Some days, when Keisha would step up to the grocery store checkout counter, she wondered what others around her might assume. “When I took out my card, I felt like people were looking at me thinking, ‘Why does she have her hair done and she’s using food stamps?’” She didn’t understand some of the opinions she’d heard people voice about food assistance. “I’ve heard people say there should be restrictions on the types of food people can buy, like shrimp,” she says. “It’s like because you’re receiving assistance, you still can’t live, you still can’t eat.”
Keisha hadn’t always needed assistance. After graduating high school, she attended college but needed to work full-time in order to pay for it. She eventually put her education on hold and started a career as a payroll specialist.
She wanted to return to school, but she was busy with 11-hour workdays followed by helping three kids with homework in the evenings. Plus, her job provided health coverage for her children. A coworker suggested that Keisha’s family could be supported by government assistance, but this option felt uncomfortable. “I worked … my kids weren’t going to be on Medicaid,” she insisted, until her coworker reminded her that it would only be temporary.
Keisha took a step and resigned from her position in March 2019. “It was the scariest thing I’d ever done,” she remembers, but in just a year, she earned her bachelor’s degree in accounting. She was hoping to land a position with a local payroll company, but her face-to-face interview was canceled because of a pandemic sweeping the globe. “I was so close to going back to work,” she says, “and it didn’t happen.”
Within days, the barber shop where her husband worked was closed. With the kids being out of school and home all the time, grocery bills were climbing. “Things got really tough for us,” Keisha remembers.
Their family was able to get assistance along the way. The kids’ school introduced Pandemic EBT cards, and their family was also eligible for additional Supplemental Nutrition Assistance Program (SNAP) benefits. “Without that, we would have been struggling to feed our family of five,” she says. “It helped just knowing there are tools out there to support you.”
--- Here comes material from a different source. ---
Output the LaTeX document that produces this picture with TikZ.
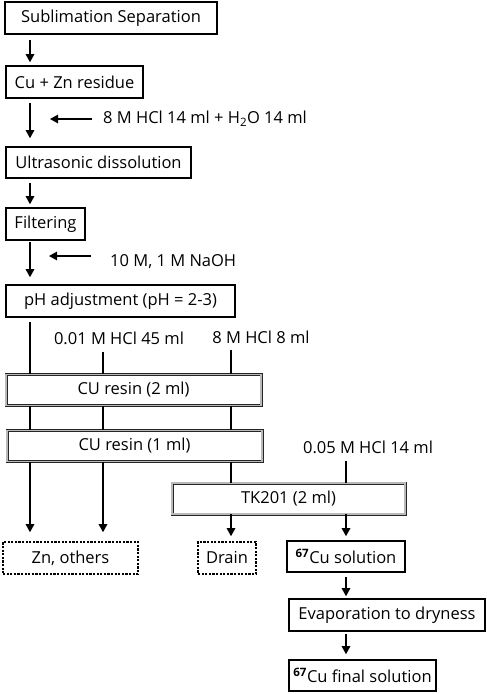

In summer 2020, Keisha was notified about a part-time payroll coordinator position. She was hesitant to take on a part-time role since being employed again would cause her to lose her benefits. However, she took a chance and started the new position in August 2020. Within just a few months, Keisha was promoted to senior staff accountant, a full-time position with benefits to help support her family.
Looking back over the past year — the concerns about leaving her job, looking for work during the pandemic and needing to apply for benefits — Keisha says there were three things that kept her going. One was her kids. “Not wanting them to say, mom didn’t finish school, so we don’t have to either.” Another was her husband. “When I would start stressing, he would remind me to focus on school and assure me that things were going to be OK.” Finally, Keisha kept herself going by continuing to focus on her goal. “That full circle feeling for myself, knowing that I did it,” she says. “I started it, and I finished it.”
It’s incredible to discover a person’s story for the first time, and it wasn’t until Keisha had joined the Foodbank in August that we had an opportunity to learn her story. Keisha also didn’t know a whole lot about the organization when she started part-time, but she began to feel like it was a place where she could belong. “When I heard Ruth talking about feeding the line and ending the line, something clicked, and I realized … that’s me,” Keisha remembers. “Ever since I’ve been here, I’ve had a sense of fulfillment knowing the mission of the Foodbank and everything that takes place.”